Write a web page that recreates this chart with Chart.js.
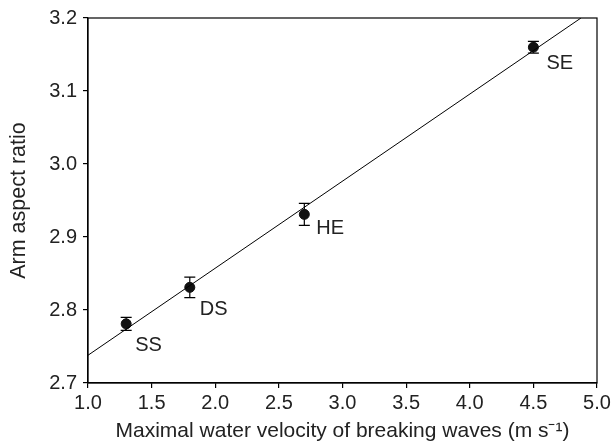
<!DOCTYPE html>
<html>
<head>
<meta charset="utf-8">
<script src="https://cdn.jsdelivr.net/npm/chart.js@4"></script>
<style>
  html, body { margin: 0; padding: 0; background: #fff; }
  #wrap { width: 615px; height: 446px; }
</style>
</head>
<body>
<div id="wrap"><canvas id="grafico"></canvas></div>
<script>
// datos
const sitios = ['SS', 'DS', 'HE', 'SE'];
const velocidad = [1.3, 1.8, 2.7, 4.5];
const aspecto = [2.781, 2.831, 2.931, 3.160];
const error = [0.009, 0.014, 0.015, 0.008];
// recta de regresion (extremos)
const rectaX = [1.0, 4.874];
const rectaY = [2.738, 3.2];

const xTicks = [1.0, 1.5, 2.0, 2.5, 3.0, 3.5, 4.0, 4.5, 5.0];
const yTicks = [2.7, 2.8, 2.9, 3.0, 3.1, 3.2];

// desplazamiento de las etiquetas respecto al punto (px)
const offsets = [[9, 22], [10, 22], [12, 14], [13, 16]];

const texto = '#222';
const fuente = 'Liberation Sans, Arial, sans-serif';

// marco, barras de error y etiquetas
const extras = {
  id: 'extras',
  beforeDatasetsDraw(chart) {
    const { ctx, scales: { x, y } } = chart;
    ctx.save();
    ctx.strokeStyle = '#000';
    ctx.lineWidth = 1.2;
    velocidad.forEach((v, i) => {
      const px = x.getPixelForValue(v);
      const top = y.getPixelForValue(aspecto[i] + error[i]);
      const bot = y.getPixelForValue(aspecto[i] - error[i]);
      ctx.beginPath();
      ctx.moveTo(px, top); ctx.lineTo(px, bot);
      ctx.moveTo(px - 5.5, top); ctx.lineTo(px + 5.5, top);
      ctx.moveTo(px - 5.5, bot); ctx.lineTo(px + 5.5, bot);
      ctx.stroke();
    });
    ctx.restore();
  },
  afterDatasetsDraw(chart) {
    const { ctx, chartArea: a, scales: { x, y } } = chart;
    ctx.save();
    ctx.strokeStyle = '#000';
    ctx.lineWidth = 1.2;
    ctx.strokeRect(a.left, a.top, a.right - a.left, a.bottom - a.top);
    ctx.fillStyle = texto;
    ctx.font = '20px ' + fuente;
    ctx.textAlign = 'left';
    ctx.textBaseline = 'middle';
    sitios.forEach((s, i) => {
      const px = x.getPixelForValue(velocidad[i]);
      const py = y.getPixelForValue(aspecto[i]);
      ctx.fillText(s, px + offsets[i][0], py + offsets[i][1]);
    });
    ctx.restore();
  }
};

function generarGrafico() {
  const ctx = document.getElementById('grafico').getContext('2d');
  new Chart(ctx, {
    type: 'scatter',
    data: {
      datasets: [
        {
          label: 'Regresion',
          type: 'line',
          data: rectaX.map((v, i) => ({ x: v, y: rectaY[i] })),
          borderColor: '#000',
          borderWidth: 1,
          pointRadius: 0,
          fill: false
        },
        {
          label: 'Sitios',
          data: velocidad.map((v, i) => ({ x: v, y: aspecto[i] })),
          backgroundColor: '#111',
          borderColor: '#111',
          pointRadius: 5,
          pointHoverRadius: 5
        }
      ]
    },
    options: {
      responsive: true,
      maintainAspectRatio: false,
      animation: false,
      layout: { padding: { left: 0, top: 15, right: 18, bottom: 0 } },
      plugins: { legend: { display: false }, tooltip: { enabled: false } },
      scales: {
        x: {
          type: 'linear',
          min: 1.0,
          max: 5.0,
          afterBuildTicks: (s) => { s.ticks = xTicks.map(v => ({ value: v })); },
          afterFit: (s) => { s.height = 63; },
          ticks: {
            color: texto,
            font: { family: fuente, size: 20 },
            padding: 3,
            maxRotation: 0,
            callback: (v) => Number(v).toFixed(1)
          },
          grid: { display: true, drawOnChartArea: false, drawTicks: true, tickLength: 5, color: '#000', lineWidth: 1.2 },
          border: { display: true, color: '#000', width: 1.2 },
          title: {
            display: true,
            text: 'Maximal water velocity of breaking waves (m s⁻¹)',
            color: texto,
            font: { family: fuente, size: 21 },
            padding: { top: 0, bottom: 2 }
          }
        },
        y: {
          type: 'linear',
          min: 2.7,
          max: 3.2,
          afterBuildTicks: (s) => { s.ticks = yTicks.map(v => ({ value: v })); },
          afterFit: (s) => { s.width = 88; },
          ticks: {
            color: texto,
            font: { family: fuente, size: 20 },
            padding: 6,
            callback: (v) => Number(v).toFixed(1)
          },
          grid: { display: true, drawOnChartArea: false, drawTicks: true, tickLength: 5, color: '#000', lineWidth: 1.2 },
          border: { display: true, color: '#000', width: 1.2 },
          title: {
            display: true,
            text: 'Arm aspect ratio',
            color: texto,
            font: { family: fuente, size: 21.5 },
            padding: { top: 6, bottom: 0 }
          }
        }
      }
    },
    plugins: [extras]
  });
}

window.onload = generarGrafico;
</script>
</body>
</html>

──────

Set the listing down in full and exactly. Pictures within it should not appear in the copy.

**Finished exercise**
Write a web page that recreates this chart with Chart.js.
<!DOCTYPE html>
<html>
<head>
<meta charset="utf-8">
<script src="https://cdn.jsdelivr.net/npm/chart.js@4"></script>
<style>
  html, body { margin: 0; padding: 0; background: #fff; }
  #wrap { width: 615px; height: 446px; }
</style>
</head>
<body>
<div id="wrap"><canvas id="grafico"></canvas></div>
<script>
// datos
const sitios = ['SS', 'DS', 'HE', 'SE'];
const velocidad = [1.3, 1.8, 2.7, 4.5];
const aspecto = [2.781, 2.831, 2.931, 3.160];
const error = [0.009, 0.014, 0.015, 0.008];
// recta de regresion (extremos)
const rectaX = [1.0, 4.874];
const rectaY = [2.738, 3.2];

const xTicks = [1.0, 1.5, 2.0, 2.5, 3.0, 3.5, 4.0, 4.5, 5.0];
const yTicks = [2.7, 2.8, 2.9, 3.0, 3.1, 3.2];

// desplazamiento de las etiquetas respecto al punto (px)
const offsets = [[9, 22], [10, 22], [12, 14], [13, 16]];

const texto = '#222';
const fuente = 'Liberation Sans, Arial, sans-serif';

// marco, barras de error y etiquetas
const extras = {
  id: 'extras',
  beforeDatasetsDraw(chart) {
    const { ctx, scales: { x, y } } = chart;
    ctx.save();
    ctx.strokeStyle = '#000';
    ctx.lineWidth = 1.2;
    velocidad.forEach((v, i) => {
      const px = x.getPixelForValue(v);
      const top = y.getPixelForValue(aspecto[i] + error[i]);
      const bot = y.getPixelForValue(aspecto[i] - error[i]);
      ctx.beginPath();
      ctx.moveTo(px, top); ctx.lineTo(px, bot);
      ctx.moveTo(px - 5.5, top); ctx.lineTo(px + 5.5, top);
      ctx.moveTo(px - 5.5, bot); ctx.lineTo(px + 5.5, bot);
      ctx.stroke();
    });
    ctx.restore();
  },
  afterDatasetsDraw(chart) {
    const { ctx, chartArea: a, scales: { x, y } } = chart;
    ctx.save();
    ctx.strokeStyle = '#000';
    ctx.lineWidth = 1.2;
    ctx.strokeRect(a.left, a.top, a.right - a.left, a.bottom - a.top);
    ctx.fillStyle = texto;
    ctx.font = '20px ' + fuente;
    ctx.textAlign = 'left';
    ctx.textBaseline = 'middle';
    sitios.forEach((s, i) => {
      const px = x.getPixelForValue(velocidad[i]);
      const py = y.getPixelForValue(aspecto[i]);
      ctx.fillText(s, px + offsets[i][0], py + offsets[i][1]);
    });
    ctx.restore();
  }
};

function generarGrafico() {
  const ctx = document.getElementById('grafico').getContext('2d');
  new Chart(ctx, {
    type: 'scatter',
    data: {
      datasets: [
        {
          label: 'Regresion',
          type: 'line',
          data: rectaX.map((v, i) => ({ x: v, y: rectaY[i] })),
          borderColor: '#000',
          borderWidth: 1,
          pointRadius: 0,
          fill: false
        },
        {
          label: 'Sitios',
          data: velocidad.map((v, i) => ({ x: v, y: aspecto[i] })),
          backgroundColor: '#111',
          borderColor: '#111',
          pointRadius: 5,
          pointHoverRadius: 5
        }
      ]
    },
    options: {
      responsive: true,
      maintainAspectRatio: false,
      animation: false,
      layout: { padding: { left: 0, top: 15, right: 18, bottom: 0 } },
      plugins: { legend: { display: false }, tooltip: { enabled: false } },
      scales: {
        x: {
          type: 'linear',
          min: 1.0,
          max: 5.0,
          afterBuildTicks: (s) => { s.ticks = xTicks.map(v => ({ value: v })); },
          afterFit: (s) => { s.height = 63; },
          ticks: {
            color: texto,
            font: { family: fuente, size: 20 },
            padding: 3,
            maxRotation: 0,
            callback: (v) => Number(v).toFixed(1)
          },
          grid: { display: true, drawOnChartArea: false, drawTicks: true, tickLength: 5, color: '#000', lineWidth: 1.2 },
          border: { display: true, color: '#000', width: 1.2 },
          title: {
            display: true,
            text: 'Maximal water velocity of breaking waves (m s⁻¹)',
            color: texto,
            font: { family: fuente, size: 21 },
            padding: { top: 0, bottom: 2 }
          }
        },
        y: {
          type: 'linear',
          min: 2.7,
          max: 3.2,
          afterBuildTicks: (s) => { s.ticks = yTicks.map(v => ({ value: v })); },
          afterFit: (s) => { s.width = 88; },
          ticks: {
            color: texto,
            font: { family: fuente, size: 20 },
            padding: 6,
            callback: (v) => Number(v).toFixed(1)
          },
          grid: { display: true, drawOnChartArea: false, drawTicks: true, tickLength: 5, color: '#000', lineWidth: 1.2 },
          border: { display: true, color: '#000', width: 1.2 },
          title: {
            display: true,
            text: 'Arm aspect ratio',
            color: texto,
            font: { family: fuente, size: 21.5 },
            padding: { top: 6, bottom: 0 }
          }
        }
      }
    },
    plugins: [extras]
  });
}

window.onload = generarGrafico;
</script>
</body>
</html>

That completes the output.